> _Job_
Nothing after the line with "plt.rcParams['axes.unicode_minus'] = False" belongs in the copy; extract the lines below from the top through that line, pictures left out.

--*--

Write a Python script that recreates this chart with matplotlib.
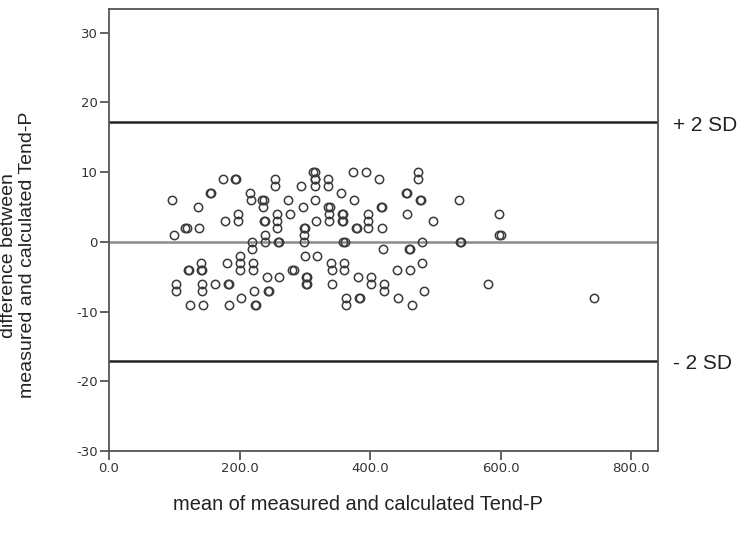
import matplotlib
matplotlib.use("Agg")
from matplotlib import pyplot as plt
import matplotlib.transforms as mtransforms

plt.rcParams['axes.unicode_minus'] = False

# mean of measured and calculated Tend-P (x) and difference (y)
mean_tp = [96, 100, 102, 103,
           116, 119, 121, 123, 124,
           137, 138, 141, 141, 143, 143, 143, 144,
           155, 157, 162,
           175, 177, 181, 182, 184, 184,
           193, 195, 198, 198, 200, 200, 201, 203,
           216, 217, 219, 219, 221, 221, 222, 223, 225,
           235, 237, 236, 237, 239, 239, 239, 242, 243, 245,
           254, 255, 257, 257, 258, 259, 261, 261,
           275, 277, 281, 283,
           294, 297, 298, 300, 298, 298, 300, 302, 303, 302, 303,
           313, 315, 315, 316, 315, 316, 317, 319,
           335, 335, 336, 338, 337, 337, 340, 341, 342,
           355, 357, 359, 357, 359, 359, 361, 360, 360, 363, 363,
           374, 376, 378, 380, 381, 383, 385,
           394, 397, 397, 397, 401, 401,
           414, 416, 418, 418, 420, 422, 422,
           441, 442,
           455, 457, 457, 459, 461, 461, 464,
           474, 474, 476, 478, 479, 480, 482,
           497, 536, 538, 540, 581, 597, 598, 600, 743]
diff_tp = [6, 1, -6, -7,
           2, 2, -4, -4, -9,
           5, 2, -3, -4, -4, -6, -7, -9,
           7, 7, -6,
           9, 3, -3, -6, -6, -9,
           9, 9, 4, 3, -2, -3, -4, -8,
           7, 6, 0, -1, -3, -4, -7, -9, -9,
           6, 6, 5, 3, 3, 1, 0, -5, -7, -7,
           9, 8, 4, 3, 2, 0, 0, -5,
           6, 4, -4, -4,
           8, 5, 2, 2, 1, 0, -2, -5, -5, -6, -6,
           10, 10, 9, 9, 8, 6, 3, -2,
           9, 8, 5, 5, 4, 3, -3, -4, -6,
           7, 4, 4, 3, 3, 0, 0, -3, -4, -8, -9,
           10, 6, 2, 2, -5, -8, -8,
           10, 4, 3, 2, -5, -6,
           9, 5, 5, 2, -1, -6, -7,
           -4, -8,
           7, 7, 4, -1, -1, -4, -9,
           10, 9, 6, 6, 0, -3, -7,
           3, 6, 0, 0, -6, 4, 1, 1, -8]

upper_sd = 17.2
lower_sd = -17.1

fig = plt.figure(figsize=(7.5, 5.37), dpi=100)
ax = fig.add_axes([0.1453, 0.1601, 0.732, 0.8233])

ax.axhline(0, color='#8c8c8c', lw=1.8, zorder=1)
ax.axhline(upper_sd, color='#222222', lw=1.8, zorder=1)
ax.axhline(lower_sd, color='#222222', lw=1.8, zorder=1)

ax.plot(mean_tp, diff_tp, ls='none', marker='o', ms=6, mfc='none',
        mec='#3a3a3a', mew=1.1, zorder=3)

ax.set_xlim(0, 841)
ax.set_ylim(-30, 33.4)
ax.set_xticks([0, 200, 400, 600, 800])
ax.set_xticklabels(['0.0', '200.0', '400.0', '600.0', '800.0'])
ax.set_yticks([-30, -20, -10, 0, 10, 20, 30])

for sp in ax.spines.values():
    sp.set_color('#555555')
    sp.set_linewidth(1.3)
ax.tick_params(direction='out', length=6.5, width=1.3, color='#555555',
               labelsize=9.5, labelcolor='#333333', pad=1.5)

trans = mtransforms.blended_transform_factory(ax.transAxes, ax.transData)
ax.text(1.027, upper_sd - 0.5, '+ 2 SD', transform=trans, ha='left', va='center',
        fontsize=15, family='Liberation Sans', color='#222222')
ax.text(1.027, lower_sd - 0.3, '- 2 SD', transform=trans, ha='left', va='center',
        fontsize=15, family='Liberation Sans', color='#222222')

fig.text(0.024, 0.525, 'difference between\nmeasured and calculated Tend-P',
         rotation=90, ha='center', va='center', multialignment='center',
         fontsize=14, family='Liberation Sans', color='#222222', linespacing=1.2)
fig.text(0.477, 0.06, 'mean of measured and calculated Tend-P', ha='center',
         va='center', fontsize=14.4, family='Liberation Sans', color='#222222')

fig.savefig('out.png', dpi=100)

--*--

> _Correct answer_
Write a Python script that recreates this chart with matplotlib.
import matplotlib
matplotlib.use("Agg")
from matplotlib import pyplot as plt
import matplotlib.transforms as mtransforms

plt.rcParams['axes.unicode_minus'] = False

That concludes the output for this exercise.